Most people are employed. It's the rise in per capita GDP - the average person's income rise - that determines whether they feel things are getting better and thus whether they will vote for the incumbent or seek a change.
So does that mean the economy - and the president - are in good shape?
Well, they're in better shape that they looked 6 months ago. Many of the crises that people worried about now seem unlikely to derail American growth. Mario Draghi and the European Central bank have ensured that there will not be a European financial collapse. There might well be a European recession, but that has a smaller effect on American growth.

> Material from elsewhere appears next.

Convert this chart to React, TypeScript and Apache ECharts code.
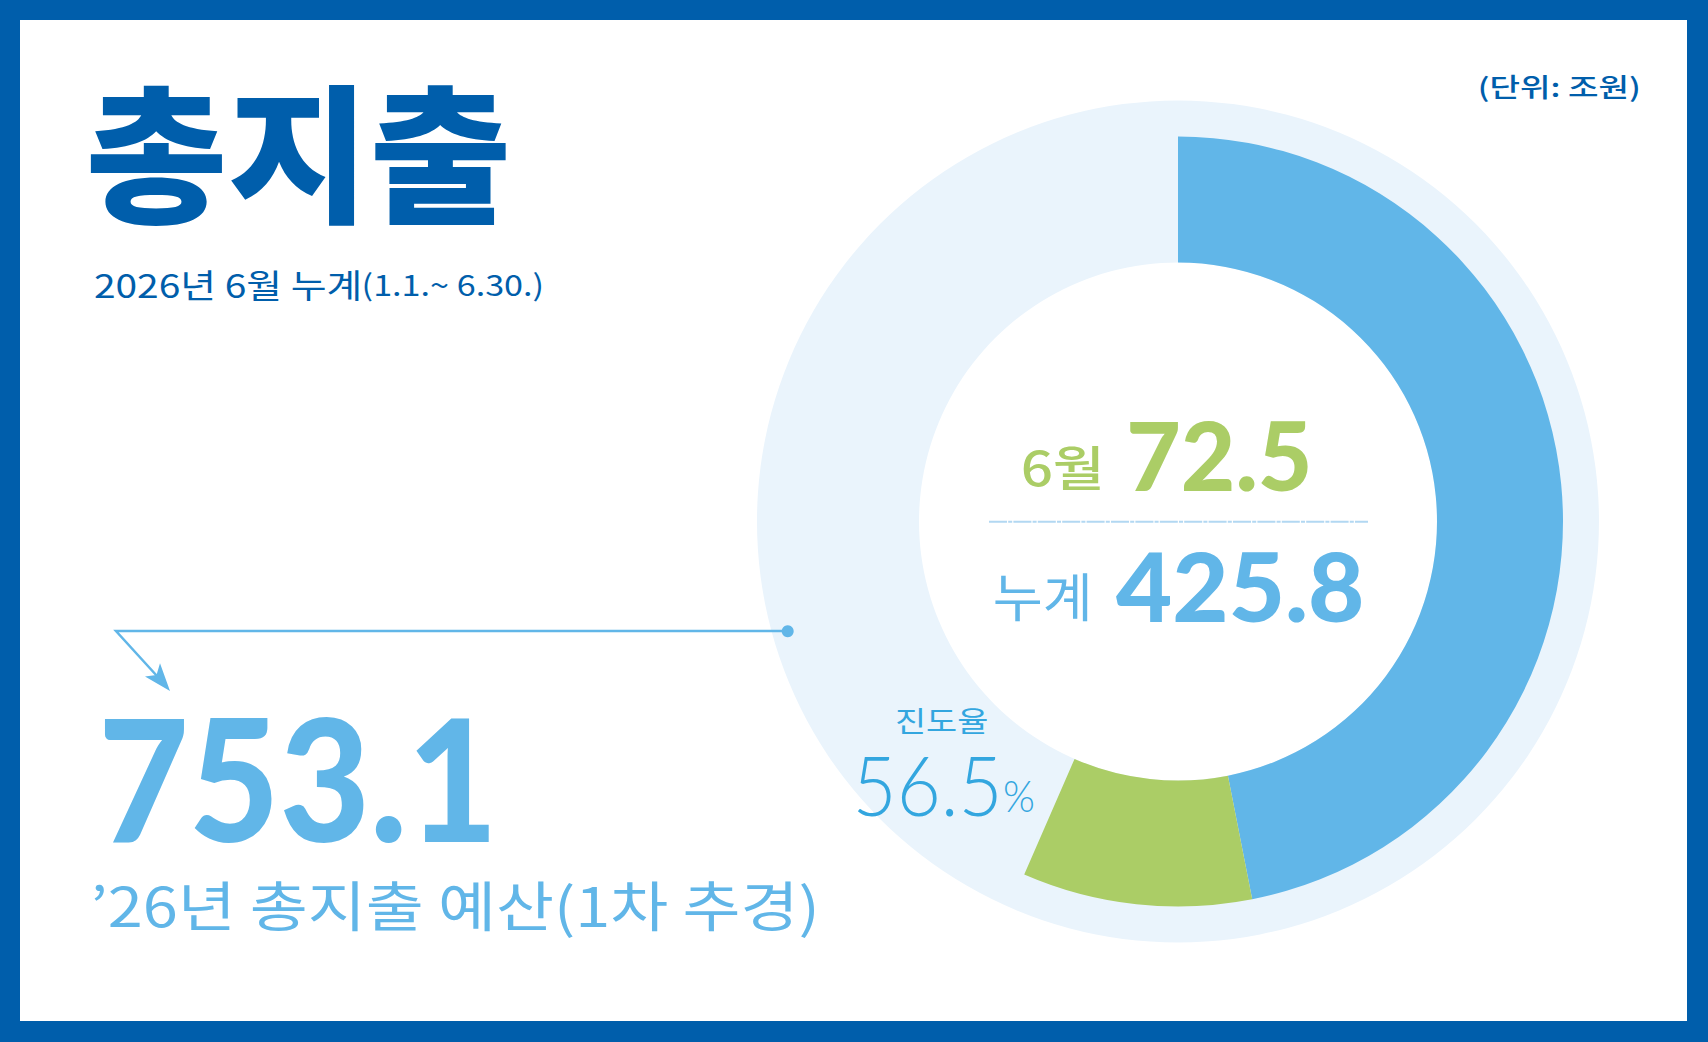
import React, { useEffect, useRef } from 'react';
import * as echarts from 'echarts';

// ---- data (조원) ----
const BUDGET = 753.1; // '26년 총지출 예산(1차 추경)
const CUMULATIVE = 425.8; // 누계 (1.1.~6.30.)
const JUNE = 72.5; // 6월
const PROGRESS_RATE = 56.5; // 진도율 (%)
const SEGMENT_NAMES = ['1~5월', '6월', '잔여'];
const SEGMENT_VALUES = [
  +(CUMULATIVE - JUNE).toFixed(1),
  JUNE,
  +(BUDGET - CUMULATIVE).toFixed(1),
];

// ---- texts ----
const TITLE = '총지출';
const PERIOD_MAIN = '2026년 6월 누계';
const PERIOD_RANGE = '(1.1.~ 6.30.)';
const UNIT = '(단위: 조원)';
const MONTH_LABEL = '6월';
const CUM_LABEL = '누계';
const RATE_LABEL = '진도율';
const BUDGET_LABEL = '’26년 총지출 예산(1차 추경)';

// ---- styles ----
const W = 1708;
const H = 1042;
const FRAME = '#005EAB';
const BLUE = '#61B6E8';
const GREEN = '#ABCD66';
const LIGHT = '#EAF4FC';
const RATE_BLUE = '#33A6DF';
const DASH = '#B2D8F2';
const SEGMENT_COLORS = [BLUE, GREEN, 'rgba(0,0,0,0)'];
const KR = "'Noto Sans CJK KR', sans-serif";
const NUM = 'Lato, sans-serif';
const CENTER = [1178, 521.5];

type Spec = {
  text: string;
  family: string;
  weight: number;
  size: number;
  color: string;
  box: [number, number, number, number];
};

let ctx: CanvasRenderingContext2D | null = null;
function fitText(s: Spec) {
  if (!ctx) ctx = document.createElement('canvas').getContext('2d');
  const font = `${s.weight} ${s.size}px ${s.family}`;
  ctx!.font = font;
  ctx!.textBaseline = 'alphabetic';
  ctx!.textAlign = 'left';
  const m = ctx!.measureText(s.text);
  const l = m.actualBoundingBoxLeft;
  const r = m.actualBoundingBoxRight;
  const a = m.actualBoundingBoxAscent;
  const d = m.actualBoundingBoxDescent;
  const fa = (m as any).fontBoundingBoxAscent ?? s.size * 0.8;
  const fd = (m as any).fontBoundingBoxDescent ?? s.size * 0.2;
  const c = (fa - fd) / 2; // central baseline above alphabetic baseline
  const [x0, y0, x1, y1] = s.box;
  const sx = (x1 - x0) / (l + r);
  const sy = (y1 - y0) / (a + d);
  return {
    type: 'text',
    z: 100,
    silent: true,
    x: x0 + l * sx,
    y: y0 + (a - c) * sy,
    scaleX: sx,
    scaleY: sy,
    style: {
      text: s.text,
      x: 0,
      y: 0,
      fill: s.color,
      fontSize: s.size,
      fontFamily: s.family,
      fontWeight: s.weight,
      align: 'left',
      verticalAlign: 'middle',
      textAlign: 'left',
      textVerticalAlign: 'middle',
    },
  };
}

export default function App() {
  const ref = useRef<HTMLDivElement>(null);
  useEffect(() => {
    if (!ref.current) return;
    const chart = echarts.init(ref.current, null, { renderer: 'svg' });

    const texts: Spec[] = [
      { text: TITLE, family: KR, weight: 900, size: 150, color: FRAME, box: [90.6, 85, 506.5, 226] },
      { text: PERIOD_MAIN, family: KR, weight: 400, size: 38, color: FRAME, box: [95, 269.5, 359.4, 301] },
      { text: PERIOD_RANGE, family: KR, weight: 400, size: 31, color: FRAME, box: [363.8, 271.7, 541.5, 301.7] },
      { text: UNIT, family: KR, weight: 500, size: 29, color: FRAME, box: [1480, 75, 1638.3, 103.3] },
      { text: MONTH_LABEL, family: KR, weight: 500, size: 48, color: GREEN, box: [1023, 445, 1100, 490] },
      { text: JUNE.toFixed(1), family: NUM, weight: 900, size: 99, color: GREEN, box: [1130, 421.7, 1308.3, 492.7] },
      { text: CUM_LABEL, family: KR, weight: 400, size: 50, color: BLUE, box: [995, 573.3, 1087.3, 622.7] },
      { text: CUMULATIVE.toFixed(1), family: NUM, weight: 900, size: 99, color: BLUE, box: [1116, 552.2, 1361, 624] },
      { text: RATE_LABEL, family: KR, weight: 400, size: 31, color: RATE_BLUE, box: [896, 708, 986.7, 735] },
      { text: PROGRESS_RATE.toFixed(1), family: NUM, weight: 300, size: 84, color: RATE_BLUE, box: [858, 756, 996.7, 816.7] },
      { text: '%', family: NUM, weight: 300, size: 42, color: RATE_BLUE, box: [1005, 781.7, 1033.3, 811.7] },
      { text: BUDGET.toFixed(1), family: NUM, weight: 900, size: 174, color: BLUE, box: [104.5, 717.3, 489, 842.7] },
      { text: BUDGET_LABEL, family: KR, weight: 400, size: 60, color: BLUE, box: [94.4, 881.5, 814.4, 938.3] },
    ];

    const graphics: any[] = [
      // frame
      { type: 'rect', z: 100, silent: true, shape: { x: 0, y: 0, width: W, height: 20 }, style: { fill: FRAME } },
      { type: 'rect', z: 100, silent: true, shape: { x: 0, y: 1021, width: W, height: 21 }, style: { fill: FRAME } },
      { type: 'rect', z: 100, silent: true, shape: { x: 0, y: 0, width: 20, height: H }, style: { fill: FRAME } },
      { type: 'rect', z: 100, silent: true, shape: { x: 1687, y: 0, width: 21, height: H }, style: { fill: FRAME } },
      // dashed separator in the donut hole
      {
        type: 'line', z: 100, silent: true,
        shape: { x1: 989, y1: 521.7, x2: 1368, y2: 521.7 },
        style: { stroke: DASH, lineWidth: 2, lineDash: [18, 1.2, 4, 1.2] },
      },
      // pointer from donut to budget figure
      {
        type: 'polyline', z: 100, silent: true,
        shape: { points: [[787.7, 631], [116, 631], [157, 676]] },
        style: { stroke: BLUE, lineWidth: 2.5, fill: null, lineJoin: 'miter' },
      },
      {
        type: 'polygon', z: 100, silent: true,
        shape: { points: [[170, 691], [145, 676.5], [156.5, 675], [160, 663.3]] },
        style: { fill: BLUE },
      },
      { type: 'circle', z: 100, silent: true, shape: { cx: 787.7, cy: 631.2, r: 6 }, style: { fill: BLUE } },
      ...texts.map(fitText),
    ];

    chart.setOption({
      animation: false,
      backgroundColor: '#ffffff',
      series: [
        {
          type: 'pie',
          silent: true,
          center: CENTER,
          radius: [259, 421],
          startAngle: 90,
          label: { show: false },
          labelLine: { show: false },
          itemStyle: { borderWidth: 0 },
          emphasis: { disabled: true },
          data: [{ name: 'bg', value: BUDGET, itemStyle: { color: LIGHT } }],
          z: 1,
        },
        {
          type: 'pie',
          silent: true,
          center: CENTER,
          radius: [259, 385],
          startAngle: 90,
          clockwise: true,
          label: { show: false },
          labelLine: { show: false },
          itemStyle: { borderWidth: 0 },
          emphasis: { disabled: true },
          data: SEGMENT_NAMES.map((n, i) => ({
            name: n,
            value: SEGMENT_VALUES[i],
            itemStyle: { color: SEGMENT_COLORS[i] },
          })),
          z: 2,
        },
      ],
      graphic: { elements: graphics },
    });
    return () => chart.dispose();
  }, []);
  return (
    <div
      ref={ref}
      style={{ position: 'fixed', left: 0, top: 0, width: W, height: H, background: '#fff' }}
    />
  );
}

Derek Thompson at the Atlantic points out one worrying prospect, which is that the next debt ceiling renewal might actually have to take place before the elections, in which case we should expect another absurd and politicized drama since all the Republican candidates have already announced that they will not raise it. But let's hope that this is an unlikely scenario.
What's more plausible is a slowdown due to high oil prices. Oil has been creeping up for months now. It is up to $105 a barrel and over $3.50 at the pump. Why prices have moved so much, so fast is something of a mystery.
Oil was at around $50 a barrel in 2007 when all major economies were booming. Today demand from America, China, India, Europe are all somewhat weaker - and yet prices are sky high.
The one obvious factor, of course, is the political instability in the Middle East. Worries about Iran are probably the principal driver of these prices and the speculations surrounding it. Ironically president Obama’s foreign policy is having an impact economically that is not advantageous to him or the American economy.
Now, there isn't an easy path to lowering oil prices. Drilling more or raising efficiency - none of this will have much impact in the short run. For now, as so often in the past, the geopolitics of the Middle east - America, Israel and Iran - are the crucial drivers of the fate of the American economy , and possibly the fate of this presidency.